**WHAT TO PRODUCE**:
Beneath this sentence is a set of records; write each of them out exactly.

**EXERCISE MATERIALS**:
________________

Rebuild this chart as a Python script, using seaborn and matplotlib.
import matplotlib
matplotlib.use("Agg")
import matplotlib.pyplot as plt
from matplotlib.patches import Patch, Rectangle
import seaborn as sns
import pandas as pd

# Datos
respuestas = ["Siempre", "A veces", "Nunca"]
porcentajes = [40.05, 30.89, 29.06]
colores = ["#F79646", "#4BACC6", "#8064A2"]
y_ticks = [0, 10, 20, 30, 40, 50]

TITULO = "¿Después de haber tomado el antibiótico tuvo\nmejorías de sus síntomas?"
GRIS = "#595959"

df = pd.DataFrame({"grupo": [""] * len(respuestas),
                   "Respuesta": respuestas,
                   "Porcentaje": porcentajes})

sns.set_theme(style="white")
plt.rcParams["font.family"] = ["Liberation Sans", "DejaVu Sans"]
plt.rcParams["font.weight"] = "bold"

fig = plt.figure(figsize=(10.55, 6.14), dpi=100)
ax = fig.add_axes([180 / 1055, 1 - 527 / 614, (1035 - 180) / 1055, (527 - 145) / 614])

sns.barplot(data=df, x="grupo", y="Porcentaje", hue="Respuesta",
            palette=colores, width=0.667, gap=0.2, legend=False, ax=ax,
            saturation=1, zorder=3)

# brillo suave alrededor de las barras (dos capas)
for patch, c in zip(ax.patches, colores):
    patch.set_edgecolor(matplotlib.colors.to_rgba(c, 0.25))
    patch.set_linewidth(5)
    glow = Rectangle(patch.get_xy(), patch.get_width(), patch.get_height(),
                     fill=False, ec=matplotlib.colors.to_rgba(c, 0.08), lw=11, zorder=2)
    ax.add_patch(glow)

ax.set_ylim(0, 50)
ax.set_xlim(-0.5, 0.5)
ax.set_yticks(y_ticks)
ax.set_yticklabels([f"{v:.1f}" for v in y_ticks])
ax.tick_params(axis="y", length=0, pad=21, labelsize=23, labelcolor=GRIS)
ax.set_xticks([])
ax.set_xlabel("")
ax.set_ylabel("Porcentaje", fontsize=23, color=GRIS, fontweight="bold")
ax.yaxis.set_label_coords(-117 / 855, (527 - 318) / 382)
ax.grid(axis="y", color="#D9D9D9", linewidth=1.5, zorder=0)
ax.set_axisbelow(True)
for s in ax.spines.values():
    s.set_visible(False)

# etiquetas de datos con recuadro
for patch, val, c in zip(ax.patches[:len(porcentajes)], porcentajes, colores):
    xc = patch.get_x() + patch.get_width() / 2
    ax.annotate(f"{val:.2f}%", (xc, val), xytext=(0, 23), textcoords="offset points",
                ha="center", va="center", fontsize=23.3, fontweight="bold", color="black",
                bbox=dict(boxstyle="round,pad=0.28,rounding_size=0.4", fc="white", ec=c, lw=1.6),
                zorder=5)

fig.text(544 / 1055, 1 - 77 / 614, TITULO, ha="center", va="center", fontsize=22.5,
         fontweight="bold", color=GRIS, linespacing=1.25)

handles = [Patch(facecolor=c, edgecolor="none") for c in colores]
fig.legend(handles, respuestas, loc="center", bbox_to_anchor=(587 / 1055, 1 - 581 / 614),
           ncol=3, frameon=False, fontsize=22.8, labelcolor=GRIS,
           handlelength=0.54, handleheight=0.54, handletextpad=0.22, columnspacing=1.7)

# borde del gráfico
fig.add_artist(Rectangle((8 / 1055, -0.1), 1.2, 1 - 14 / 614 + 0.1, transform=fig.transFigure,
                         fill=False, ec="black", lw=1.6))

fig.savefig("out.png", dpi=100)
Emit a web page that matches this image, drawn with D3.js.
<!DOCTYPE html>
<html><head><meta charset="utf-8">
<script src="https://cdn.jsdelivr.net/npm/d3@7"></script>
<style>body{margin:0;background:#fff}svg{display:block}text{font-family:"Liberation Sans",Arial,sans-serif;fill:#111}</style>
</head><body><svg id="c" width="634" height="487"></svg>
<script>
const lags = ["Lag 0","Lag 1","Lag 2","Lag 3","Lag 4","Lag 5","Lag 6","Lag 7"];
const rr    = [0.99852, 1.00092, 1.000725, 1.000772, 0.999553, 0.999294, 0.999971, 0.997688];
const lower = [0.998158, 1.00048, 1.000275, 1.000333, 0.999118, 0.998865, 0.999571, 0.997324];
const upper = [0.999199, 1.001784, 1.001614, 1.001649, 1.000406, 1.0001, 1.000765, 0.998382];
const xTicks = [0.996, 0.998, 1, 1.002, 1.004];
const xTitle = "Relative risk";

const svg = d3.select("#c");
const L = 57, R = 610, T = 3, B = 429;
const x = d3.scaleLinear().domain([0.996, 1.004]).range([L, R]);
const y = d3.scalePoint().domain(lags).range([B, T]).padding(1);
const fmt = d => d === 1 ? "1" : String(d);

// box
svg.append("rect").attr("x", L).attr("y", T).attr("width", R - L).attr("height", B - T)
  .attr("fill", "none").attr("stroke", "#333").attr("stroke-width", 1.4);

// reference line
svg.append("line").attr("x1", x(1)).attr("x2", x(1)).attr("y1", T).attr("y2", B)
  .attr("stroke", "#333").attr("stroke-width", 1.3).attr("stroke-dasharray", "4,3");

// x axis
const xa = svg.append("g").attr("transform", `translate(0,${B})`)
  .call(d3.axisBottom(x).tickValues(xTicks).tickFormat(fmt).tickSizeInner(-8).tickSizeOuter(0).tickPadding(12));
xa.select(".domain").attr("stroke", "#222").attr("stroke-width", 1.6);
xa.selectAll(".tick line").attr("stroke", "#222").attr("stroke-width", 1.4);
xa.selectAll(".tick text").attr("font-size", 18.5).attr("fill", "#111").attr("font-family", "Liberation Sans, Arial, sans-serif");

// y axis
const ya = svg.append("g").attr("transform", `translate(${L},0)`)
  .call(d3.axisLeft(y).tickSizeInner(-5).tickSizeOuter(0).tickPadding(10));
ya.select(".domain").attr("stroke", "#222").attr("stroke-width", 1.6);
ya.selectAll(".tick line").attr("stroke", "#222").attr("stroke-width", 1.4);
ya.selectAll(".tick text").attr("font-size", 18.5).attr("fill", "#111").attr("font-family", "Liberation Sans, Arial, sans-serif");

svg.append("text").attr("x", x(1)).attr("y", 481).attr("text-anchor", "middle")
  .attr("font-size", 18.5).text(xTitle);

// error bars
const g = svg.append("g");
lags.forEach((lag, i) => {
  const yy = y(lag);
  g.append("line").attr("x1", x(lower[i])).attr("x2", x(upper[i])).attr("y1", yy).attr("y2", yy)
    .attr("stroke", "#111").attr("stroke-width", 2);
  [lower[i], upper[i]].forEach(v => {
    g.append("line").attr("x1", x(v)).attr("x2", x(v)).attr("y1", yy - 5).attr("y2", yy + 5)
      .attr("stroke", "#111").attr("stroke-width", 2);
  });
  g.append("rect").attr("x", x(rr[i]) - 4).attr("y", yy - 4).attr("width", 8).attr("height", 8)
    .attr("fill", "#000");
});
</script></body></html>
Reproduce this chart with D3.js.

________________

**WORKED SOLUTION**:
Rebuild this chart as a Python script, using seaborn and matplotlib.
import matplotlib
matplotlib.use("Agg")
import matplotlib.pyplot as plt
from matplotlib.patches import Patch, Rectangle
import seaborn as sns
import pandas as pd

# Datos
respuestas = ["Siempre", "A veces", "Nunca"]
porcentajes = [40.05, 30.89, 29.06]
colores = ["#F79646", "#4BACC6", "#8064A2"]
y_ticks = [0, 10, 20, 30, 40, 50]

TITULO = "¿Después de haber tomado el antibiótico tuvo\nmejorías de sus síntomas?"
GRIS = "#595959"

df = pd.DataFrame({"grupo": [""] * len(respuestas),
                   "Respuesta": respuestas,
                   "Porcentaje": porcentajes})

sns.set_theme(style="white")
plt.rcParams["font.family"] = ["Liberation Sans", "DejaVu Sans"]
plt.rcParams["font.weight"] = "bold"

fig = plt.figure(figsize=(10.55, 6.14), dpi=100)
ax = fig.add_axes([180 / 1055, 1 - 527 / 614, (1035 - 180) / 1055, (527 - 145) / 614])

sns.barplot(data=df, x="grupo", y="Porcentaje", hue="Respuesta",
            palette=colores, width=0.667, gap=0.2, legend=False, ax=ax,
            saturation=1, zorder=3)

# brillo suave alrededor de las barras (dos capas)
for patch, c in zip(ax.patches, colores):
    patch.set_edgecolor(matplotlib.colors.to_rgba(c, 0.25))
    patch.set_linewidth(5)
    glow = Rectangle(patch.get_xy(), patch.get_width(), patch.get_height(),
                     fill=False, ec=matplotlib.colors.to_rgba(c, 0.08), lw=11, zorder=2)
    ax.add_patch(glow)

ax.set_ylim(0, 50)
ax.set_xlim(-0.5, 0.5)
ax.set_yticks(y_ticks)
ax.set_yticklabels([f"{v:.1f}" for v in y_ticks])
ax.tick_params(axis="y", length=0, pad=21, labelsize=23, labelcolor=GRIS)
ax.set_xticks([])
ax.set_xlabel("")
ax.set_ylabel("Porcentaje", fontsize=23, color=GRIS, fontweight="bold")
ax.yaxis.set_label_coords(-117 / 855, (527 - 318) / 382)
ax.grid(axis="y", color="#D9D9D9", linewidth=1.5, zorder=0)
ax.set_axisbelow(True)
for s in ax.spines.values():
    s.set_visible(False)

# etiquetas de datos con recuadro
for patch, val, c in zip(ax.patches[:len(porcentajes)], porcentajes, colores):
    xc = patch.get_x() + patch.get_width() / 2
    ax.annotate(f"{val:.2f}%", (xc, val), xytext=(0, 23), textcoords="offset points",
                ha="center", va="center", fontsize=23.3, fontweight="bold", color="black",
                bbox=dict(boxstyle="round,pad=0.28,rounding_size=0.4", fc="white", ec=c, lw=1.6),
                zorder=5)

fig.text(544 / 1055, 1 - 77 / 614, TITULO, ha="center", va="center", fontsize=22.5,
         fontweight="bold", color=GRIS, linespacing=1.25)

handles = [Patch(facecolor=c, edgecolor="none") for c in colores]
fig.legend(handles, respuestas, loc="center", bbox_to_anchor=(587 / 1055, 1 - 581 / 614),
           ncol=3, frameon=False, fontsize=22.8, labelcolor=GRIS,
           handlelength=0.54, handleheight=0.54, handletextpad=0.22, columnspacing=1.7)

# borde del gráfico
fig.add_artist(Rectangle((8 / 1055, -0.1), 1.2, 1 - 14 / 614 + 0.1, transform=fig.transFigure,
                         fill=False, ec="black", lw=1.6))

fig.savefig("out.png", dpi=100)
Emit a web page that matches this image, drawn with D3.js.
<!DOCTYPE html>
<html><head><meta charset="utf-8">
<script src="https://cdn.jsdelivr.net/npm/d3@7"></script>
<style>body{margin:0;background:#fff}svg{display:block}text{font-family:"Liberation Sans",Arial,sans-serif;fill:#111}</style>
</head><body><svg id="c" width="634" height="487"></svg>
<script>
const lags = ["Lag 0","Lag 1","Lag 2","Lag 3","Lag 4","Lag 5","Lag 6","Lag 7"];
const rr    = [0.99852, 1.00092, 1.000725, 1.000772, 0.999553, 0.999294, 0.999971, 0.997688];
const lower = [0.998158, 1.00048, 1.000275, 1.000333, 0.999118, 0.998865, 0.999571, 0.997324];
const upper = [0.999199, 1.001784, 1.001614, 1.001649, 1.000406, 1.0001, 1.000765, 0.998382];
const xTicks = [0.996, 0.998, 1, 1.002, 1.004];
const xTitle = "Relative risk";

const svg = d3.select("#c");
const L = 57, R = 610, T = 3, B = 429;
const x = d3.scaleLinear().domain([0.996, 1.004]).range([L, R]);
const y = d3.scalePoint().domain(lags).range([B, T]).padding(1);
const fmt = d => d === 1 ? "1" : String(d);

// box
svg.append("rect").attr("x", L).attr("y", T).attr("width", R - L).attr("height", B - T)
  .attr("fill", "none").attr("stroke", "#333").attr("stroke-width", 1.4);

// reference line
svg.append("line").attr("x1", x(1)).attr("x2", x(1)).attr("y1", T).attr("y2", B)
  .attr("stroke", "#333").attr("stroke-width", 1.3).attr("stroke-dasharray", "4,3");

// x axis
const xa = svg.append("g").attr("transform", `translate(0,${B})`)
  .call(d3.axisBottom(x).tickValues(xTicks).tickFormat(fmt).tickSizeInner(-8).tickSizeOuter(0).tickPadding(12));
xa.select(".domain").attr("stroke", "#222").attr("stroke-width", 1.6);
xa.selectAll(".tick line").attr("stroke", "#222").attr("stroke-width", 1.4);
xa.selectAll(".tick text").attr("font-size", 18.5).attr("fill", "#111").attr("font-family", "Liberation Sans, Arial, sans-serif");

// y axis
const ya = svg.append("g").attr("transform", `translate(${L},0)`)
  .call(d3.axisLeft(y).tickSizeInner(-5).tickSizeOuter(0).tickPadding(10));
ya.select(".domain").attr("stroke", "#222").attr("stroke-width", 1.6);
ya.selectAll(".tick line").attr("stroke", "#222").attr("stroke-width", 1.4);
ya.selectAll(".tick text").attr("font-size", 18.5).attr("fill", "#111").attr("font-family", "Liberation Sans, Arial, sans-serif");

svg.append("text").attr("x", x(1)).attr("y", 481).attr("text-anchor", "middle")
  .attr("font-size", 18.5).text(xTitle);

// error bars
const g = svg.append("g");
lags.forEach((lag, i) => {
  const yy = y(lag);
  g.append("line").attr("x1", x(lower[i])).attr("x2", x(upper[i])).attr("y1", yy).attr("y2", yy)
    .attr("stroke", "#111").attr("stroke-width", 2);
  [lower[i], upper[i]].forEach(v => {
    g.append("line").attr("x1", x(v)).attr("x2", x(v)).attr("y1", yy - 5).attr("y2", yy + 5)
      .attr("stroke", "#111").attr("stroke-width", 2);
  });
  g.append("rect").attr("x", x(rr[i]) - 4).attr("y", yy - 4).attr("width", 8).attr("height", 8)
    .attr("fill", "#000");
});
</script></body></html>
Reproduce this chart with D3.js.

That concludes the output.